Er zijn dagen in deze tijd die voorbij gaan met wachten. Eindeloos wachten. Wachten totdat gebeld wordt, totdat ik terug gebeld wordt, totdat er iemand iets heeft overlegd, besloten, bedacht. 

Natuurlijk kan ik die tijd dat ik moet wachten benutten om allerlei nuttige dingen te doen of juist te ontspannen, een boek te lezen, te netflixen. In de praktijk blijkt dat alle mogelijkheden van mijn hersenen worden besteedt aan het wachten. 

Want dat waar ik op wacht is niet zomaar een bericht. Het gaat over de verkoop van de woning, een belastingaangifte maar bovenal vaak over de kinderen. Over het welzijn van de kinderen, wat er moet, wat er had gemoeten, hoe het nu verder moet. Dat is kwetsbaar. Het wachten gaat over terughoren of mijn bewoordingen zorgvuldig genoeg waren en tegelijkertijd ook duidelijk genoeg. Of ik het belang van de kinderen zo op de voorgrond heb gezet dat het duidelijk is dat het niet gaat om mijn belang. Dat er wordt gehoord hoe kwetsbaar de situatie is en hoe kwetsbaar zij daardoor zijn.
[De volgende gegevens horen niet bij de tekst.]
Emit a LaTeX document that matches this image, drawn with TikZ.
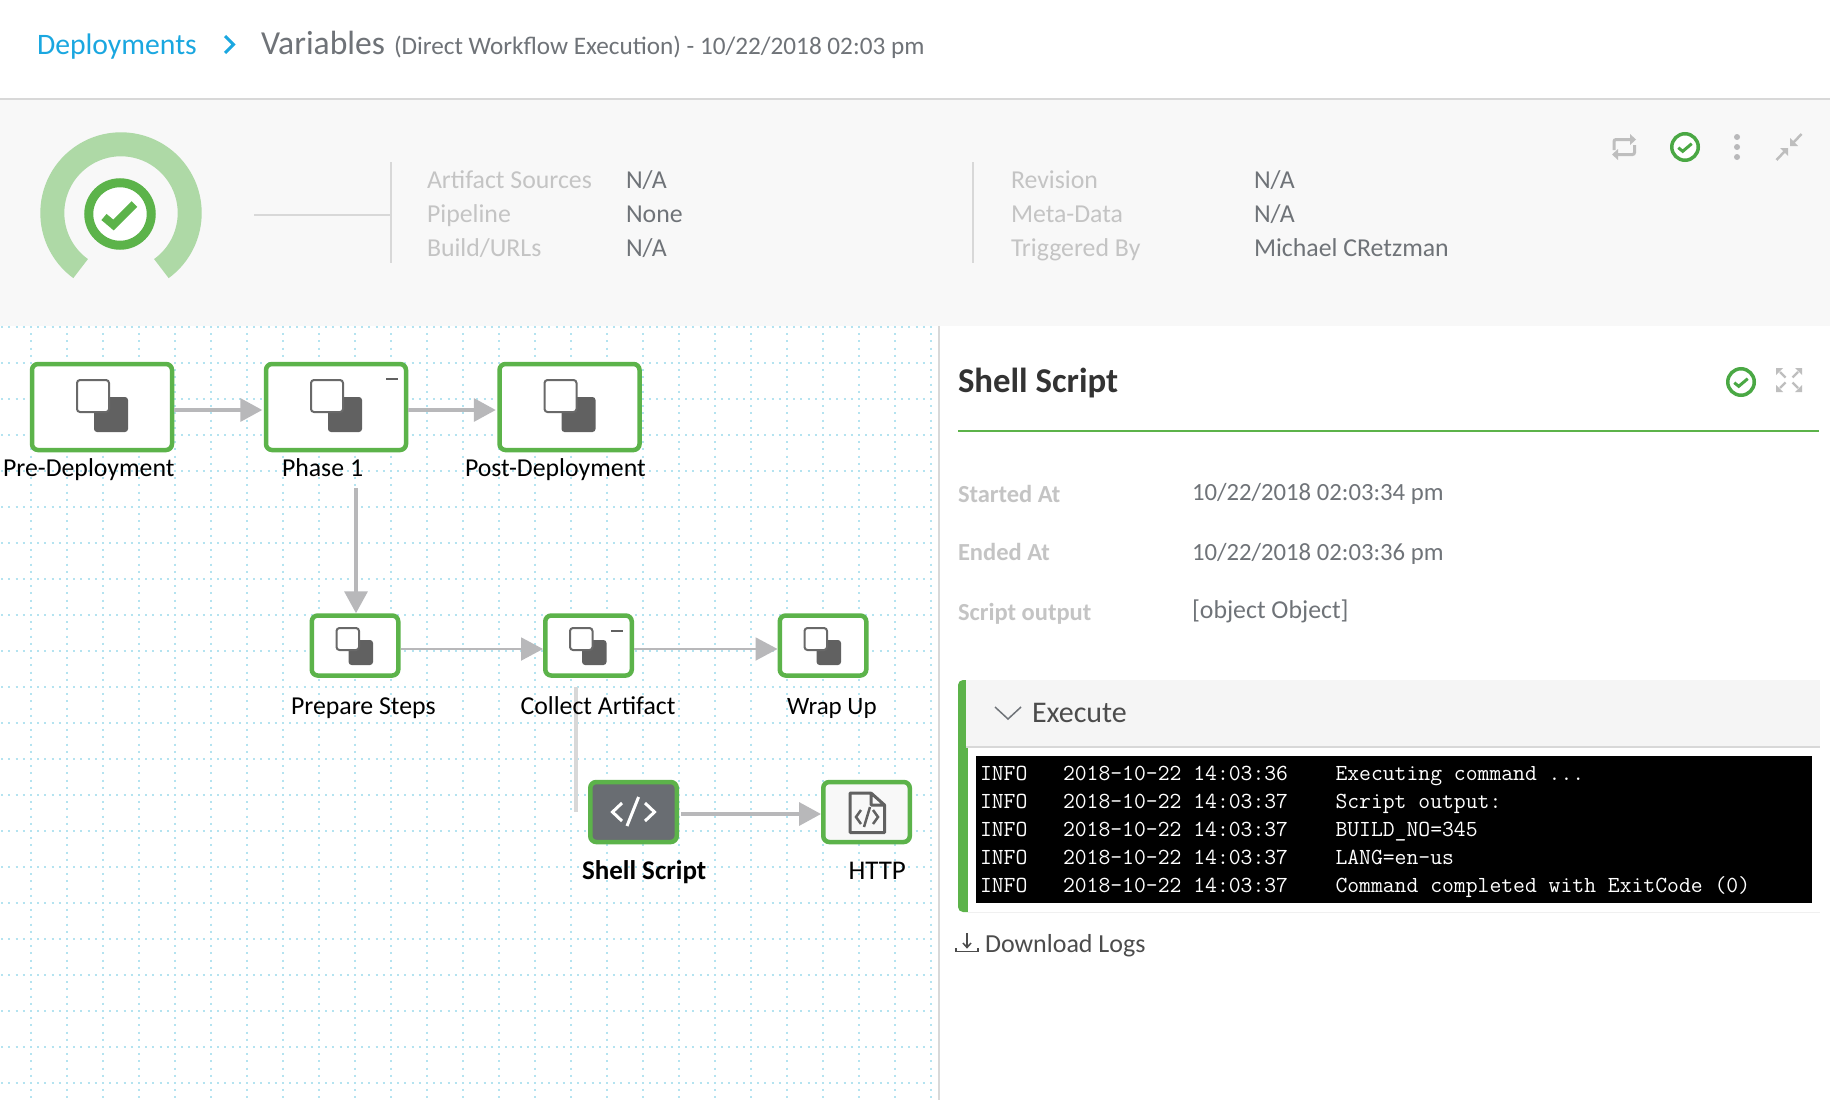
\documentclass[tikz,border=0pt]{standalone}
\usepackage{fontspec}
\setmainfont{Carlito}
\usetikzlibrary{arrows.meta}

\definecolor{okgreen}{HTML}{5CB34A}
\definecolor{ringgreen}{HTML}{AED9A6}
\definecolor{checkgreen}{HTML}{4AA844}
\definecolor{linkblue}{HTML}{1AA7E0}
\definecolor{bandgray}{HTML}{F8F8F8}
\definecolor{rulegray}{HTML}{D8D8D8}
\definecolor{arrowgray}{HTML}{B8B8BA}
\definecolor{icongray}{HTML}{BEBEBE}
\definecolor{mutedgray}{HTML}{C4C4C4}
\definecolor{softgray}{HTML}{6F7378}
\definecolor{squaregray}{HTML}{616161}
\definecolor{griddot}{HTML}{B4E3F0}

\tikzset{
  txt/.style={anchor=base west, inner sep=0pt, outer sep=0pt, font=\fontsize{25.8}{30}\selectfont},
  muted/.style={txt, text=mutedgray},
  value/.style={txt, text=softgray},
  datetext/.style={txt, text=softgray, font=\fontsize{24.7}{30}\selectfont},
  steplabel/.style={txt, text=black},
  sidelabel/.style={muted, font=\bfseries\fontsize{24.5}{30}\selectfont},
  logtext/.style={anchor=base west, inner sep=0pt, outer sep=0pt, text=white, font=\ttfamily\fontsize{23}{26}\selectfont},
  bigbox/.style={draw=okgreen, fill=white, line width=4.5pt, rounded corners=6pt, minimum width=140pt, minimum height=86pt, inner sep=0pt},
  smallbox/.style={draw=okgreen, fill=white, line width=4.5pt, rounded corners=6pt, minimum width=86.5pt, minimum height=60pt, inner sep=0pt},
  thickflow/.style={draw=arrowgray, line width=3.5pt, -{Triangle[length=22pt,width=23pt]}},
  thinflow/.style={draw=arrowgray, line width=2pt, -{Triangle[length=22pt,width=23pt]}},
  checkring/.style={circle, draw=checkgreen, fill=white, line width=3.5pt, minimum size=26.5pt, inner sep=0pt},
  whitesquare/.style={draw=squaregray!95, fill=white, line width=2pt, rounded corners=3pt},
  darksquare/.style={fill=squaregray, rounded corners=3pt},
  dotline/.style={griddot, line width=2pt, dash pattern=on 2pt off 5.2pt},
}

\begin{document}
\begin{tikzpicture}[
      x = 1pt,
      y = -1pt,
  ]

  \useasboundingbox (0,0) rectangle (1830,1100);
  \fill[white] (0,0) rectangle (1830,1100);

  % header
  \fill[bandgray] (0,99) rectangle (1830,326);
  \draw[rulegray, line width=2pt] (0,99) -- (1830,99);
  \node[txt, text=linkblue, font=\fontsize{29.7}{34}\selectfont] (crumb) at (37,54) {Deployments};
  \draw[linkblue, line width=3pt] (225,36) -- (233.5,44.5) -- (225,53);
  \node[value, font=\fontsize{33.6}{38}\selectfont] (pagetitle) at (261,54) {Variables};
  \node[value, font=\fontsize{25.2}{30}\selectfont] (pagesub) at (394,54) {(Direct Workflow Execution) - 10/22/2018 02:03 pm};

  % gauge
  \draw[ringgreen, line width=24pt] (121,213) ++(54:68.7) arc[start angle=-54, end angle=234, radius=68.7pt];
  \node[circle, draw=okgreen, fill=white, line width=9pt, minimum size=62.5pt, inner sep=0pt] (gaugecore) at (120,214) {};
  \draw[okgreen, line width=8pt] (104,217) -- (113.5,225) -- (134.5,204);

  \draw[rulegray, line width=2pt] (254,215) -- (391,215);
  \draw[rulegray, line width=2pt] (391,162) -- (391,263);
  \draw[rulegray, line width=2pt] (973,162) -- (973,263);

  % info columns
  \node[muted] (artlbl) at (427,188) {Artifact Sources};
  \node[muted] (pipelbl) at (427,222) {Pipeline};
  \node[muted] (buildlbl) at (427,256) {Build/URLs};
  \node[value] (artval) at (626,188) {N/A};
  \node[value] (pipeval) at (626,222) {None};
  \node[value] (buildval) at (626,256) {N/A};
  \node[muted] (revlbl) at (1011,188) {Revision};
  \node[muted] (metalbl) at (1011,222) {Meta-Data};
  \node[muted] (triglbl) at (1011,256) {Triggered By};
  \node[value] (revval) at (1254,188) {N/A};
  \node[value] (metaval) at (1254,222) {N/A};
  \node[value] (trigval) at (1254,256) {Michael CRetzman};

  % top icons
  \draw[icongray, line width=3pt, rounded corners=2pt] (1614,150) -- (1614,139.5) -- (1630,139.5);
  \fill[icongray] (1636,139.5) -- (1630,134) -- (1630,145) -- cycle;
  \draw[icongray, line width=3pt, rounded corners=2pt] (1634.5,145) -- (1634.5,154.5) -- (1618,154.5);
  \fill[icongray] (1612,154.5) -- (1618,149) -- (1618,160) -- cycle;
  \node[checkring] (statustop) at (1685,147) {};
  \draw[checkgreen, line width=3pt] (1678.3,147.7) -- (1682.7,151.3) -- (1691.7,143.7);
  \foreach \doty in {137,147,157}
    \fill[arrowgray] (1737,\doty) circle[radius=3pt];
  \begin{scope}[shift={(1789,147)}]
    \foreach \sx in {1,-1} {
      \fill[icongray] (\sx*1,-\sx*1) -- (\sx*9,-\sx*1) -- (\sx*1,-\sx*9) -- cycle;
      \draw[icongray, line width=2.5pt] (\sx*4,-\sx*4) -- (\sx*12.5,-\sx*13);
    }
  \end{scope}

  % dotted canvas
  \foreach \gy in {327,363,...,1100}
    \draw[dotline] (-6,\gy) -- (935,\gy);
  \foreach \gx in {31,67,...,935}
    \draw[dotline] (\gx,326) -- (\gx,1100);
  \draw[rulegray, line width=2pt] (939,326) -- (939,1100);

  % top row
  \node[bigbox] (predeploy) at (102,407) {};
  \node[bigbox] (phaseone) at (336,407) {};
  \node[bigbox] (postdeploy) at (569.5,407) {};
  \foreach \nm in {predeploy,phaseone,postdeploy} {
    \begin{scope}[shift={(\nm.center)}]
      \fill[darksquare] (-8,-10) rectangle (26,25);
      \draw[whitesquare] (-25,-27) rectangle (7,5);
    \end{scope}
  }
  \draw[squaregray, line width=1.5pt] (386,379) -- (398,379);
  \draw[thickflow, shorten >=1.5pt] ([yshift=-3pt]predeploy.east) -- ([yshift=-3pt]phaseone.west);
  \draw[thickflow, shorten >=1.5pt] ([yshift=-3pt]phaseone.east) -- ([yshift=-3pt]postdeploy.west);
  \node[steplabel] (prelbl) at (3,476) {Pre-Deployment};
  \node[steplabel] (phaselbl) at (282,476) {Phase 1};
  \node[steplabel] (postlbl) at (465,476) {Post-Deployment};

  % second row
  \coordinate (collectdown) at (576,687);
  \coordinate (shelljoin) at (576,812);
  \draw[rulegray, line width=4pt] (collectdown) -- (shelljoin);
  \node[smallbox] (prepare) at (355,645.5) {};
  \node[smallbox] (collect) at (588.5,645.5) {};
  \node[smallbox] (wrapup) at (823,645.5) {};
  \foreach \nm in {prepare,collect,wrapup} {
    \begin{scope}[shift={(\nm.center)}]
      \fill[darksquare] (-6.4,-5.5) rectangle (18,19.5);
      \draw[whitesquare] (-18.5,-17.5) rectangle (4,4.5);
    \end{scope}
  }
  \draw[squaregray, line width=1.5pt] (611,631) -- (623,631);
  \coordinate (phasedown) at (356,488);
  \draw[thickflow] (phasedown) -- (phasedown |- prepare.north);
  \draw[thinflow] ([yshift=-3.5pt]prepare.east) -- ([yshift=-3.5pt]collect.west);
  \draw[thinflow] ([yshift=-3.5pt]collect.east) -- ([yshift=-3.5pt]wrapup.west);
  \node[steplabel] (preparelbl) at (291,714) {Prepare Steps};
  \node[steplabel] (collectlbl) at (520.5,714) {Collect Artifact};
  \node[steplabel, font=\fontsize{25}{30}\selectfont] (wraplbl) at (787,714) {Wrap Up};

  % third row
  \node[smallbox, fill=softgray!95!black] (shell) at (633.5,812) {};
  \node[smallbox, fill=bandgray] (http) at (866.5,812) {};
  \draw[white, line width=3pt] (622,803) -- (612.5,812) -- (622,821);
  \draw[white, line width=3pt] (645,803) -- (654.5,812) -- (645,821);
  \draw[white, line width=3pt] (627,826) -- (638.6,797);
  \draw[thickflow] ([yshift=-2pt,xshift=2pt]shell.east) -- ([yshift=-2pt]http.west);
  \draw[squaregray, line width=3pt, line join=round] (871,793) -- (850,793) -- (850,832.5) -- (884.5,832.5) -- (884.5,805) -- (871,793) -- (871,805) -- (884.5,805);
  \draw[squaregray, line width=2.5pt] (861,810) -- (856,817) -- (861,824);
  \draw[squaregray, line width=2.5pt] (873,810) -- (878,817) -- (873,824);
  \draw[squaregray, line width=2.5pt] (864,827) -- (870,807);
  \node[steplabel, font=\bfseries\fontsize{27}{32}\selectfont] (shelllbl) at (582,879) {Shell Script};
  \node[steplabel, font=\fontsize{27}{32}\selectfont] (httplbl) at (848.5,879) {HTTP};

  % details panel
  \node[txt, text=black!80, font=\bfseries\fontsize{34.8}{40}\selectfont] (paneltitle) at (958,392) {Shell Script};
  \node[checkring] (statuspanel) at (1741,382) {};
  \draw[checkgreen, line width=3pt] (1734.3,382.7) -- (1738.7,386.3) -- (1747.7,378.7);
  \begin{scope}[shift={(1789,380)}]
    \foreach \sx/\sy in {1/1,-1/1,1/-1,-1/-1} {
      \fill[icongray] (\sx*13,\sy*12) -- (\sx*6,\sy*12) -- (\sx*13,\sy*5) -- cycle;
      \draw[icongray, line width=2.2pt] (\sx*9,\sy*8) -- (\sx*3.5,\sy*2.5);
    }
  \end{scope}
  \draw[okgreen, line width=1.5pt] (958,431) -- (1819,431);

  \node[sidelabel] (startlbl) at (958,502) {Started At};
  \node[sidelabel] (endlbl) at (958,560) {Ended At};
  \node[sidelabel] (outlbl) at (958,620) {Script output};
  \node[datetext] (startval) at (1192,500) {10/22/2018 02:03:34 pm};
  \node[datetext] (endval) at (1192,560) {10/22/2018 02:03:36 pm};
  \node[value] (outval) at (1192,618) {[object Object]};

  % execute panel
  \fill[okgreen, rounded corners=5pt] (958,680) rectangle (975,912);
  \fill[white] (968,680) rectangle (1820,912);
  \fill[black!4] (966,680) rectangle (1820,746);
  \draw[rulegray, line width=2pt] (966,747) -- (1820,747);
  \draw[black!6, line width=1.5pt] (968,912.5) -- (1820,912.5);
  \draw[softgray, line width=1.5pt] (995,707) -- (1008,719) -- (1021,707);
  \node[txt, text=black!70, font=\fontsize{30}{36}\selectfont] (execlbl) at (1032,722) {Execute};
  \fill[black] (976,756) rectangle (1812,903);
  \foreach \logy/\stamp/\msg in {
      780/14:03:36/{Executing command ...},
      808/14:03:37/{Script output:},
      836/14:03:37/{BUILD\_NO=345},
      864/14:03:37/{LANG=en-us},
      892/14:03:37/{Command completed with ExitCode (0)}} {
    \node[logtext] at (980,\logy) {INFO};
    \node[logtext] at (1063,\logy) {2018-10-22 \stamp};
    \node[logtext] at (1335.5,\logy) {\msg};
  }

  % download
  \draw[black!70, line width=1.5pt] (956,948) -- (956,951.5) -- (978,951.5) -- (978,948);
  \draw[black!70, line width=1.5pt] (967,933) -- (967,947);
  \draw[black!70, line width=1.5pt] (963,943) -- (967,947.5) -- (971,943);
  \node[txt, text=black!70, font=\fontsize{26}{30}\selectfont] (dllbl) at (985,952) {Download Logs};

\end{tikzpicture}
\end{document}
Gebeld worden leidt onherroepelijk tot overleg, zo complex is het. En overleg leidt tot teruggebeld worden, later vandaag of morgen. Zo gaat er een dag voorbij aan wachten, afwachten, verwachten.  Want als er gebeld wordt moet ik alert zijn,de juiste woorden klaar hebben, de juiste reactie kunnen geven en vragen kunnen stellen. 

Een dag gevuld met niets die oneindig veel energie kost. Tegelijkertijd zorgt die dag gevuld met niets dat de dagen daarna extra gevuld zijn met alles wat ook nog nodig is, gedaan moet worden. Wat energie kost die er na de dag gevuld met niets eigenlijk niet meer is. 

In de praktijk blijkt dat voordat de energie is aangevuld er alweer een nieuwe dag vol wachten is. Omdat het niet stopt, explosief blijft. Dag weer een dag.